The master bathroom is a dream. Two back-to-back sink areas share a wall in the center, creating two pathways in the large bath. To the right is a free-standing tub, while on the back wall is a shower inspired by the couple’s periodic trips to Costa Rica where they have traveled to enjoy paddleboarding, tropical beaches and the night sky lit with stars (and where once they even ran into Christian Bale twice in one day!). Two white porcelain tile walls flank the green and blue hues of glass tile laid in a flowing vertical fashion to reflect the sea the two love so much. Etowski constructed a cedar backdrop for the towel bars adjacent to the shower, adding a spa feel.

Inside the bedroom are those grounding touches Nichole masterminds for both to feel cozy and anchored. A striking sofa she inherited has been recovered in a shade of blue her late grandmother loved, and above the bed is a map of Europe in a collage of six frames, another continent where the couple have traveled, most recently to the wine country in France.

Etowski is the founder and president of Pride Custom Homes, a boutique design-build firm, and an active participant in the National Association of Home Builder (NAHB), and past president of the NAHB Builder 20 Network Group. A licensed real estate broker, he also has had a hand in developing residential developments around North Carolina. Nichole has a passion for helping others and works in the healthcare industry, complemented by her degree in business management and a minor in accounting from NCSU along with the anticipated completion of a Masters in Healthcare Administration (2023).

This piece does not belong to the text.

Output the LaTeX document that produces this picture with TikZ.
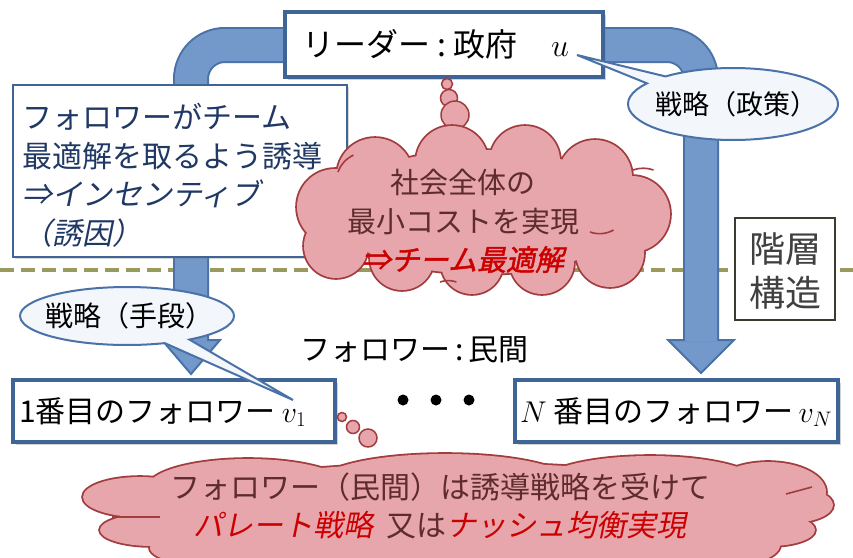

At home the couple set aside their goals and busy lives to enjoy the sounds of their daughter laughing at the antics of their pudelpointer Whiskey as he laps around the yard. There is talk of using the leftover wood flooring as the back paneling of the twin built-in cabinets in the dining nook of the kitchen. Reclaimed from a site they drove to in Georgia, they both love the natural patina with its “protective layer of callous on it,” according to Etowski. That attention to detail, that desire to make their house something even more special, is what made the 1939 bungalow a home.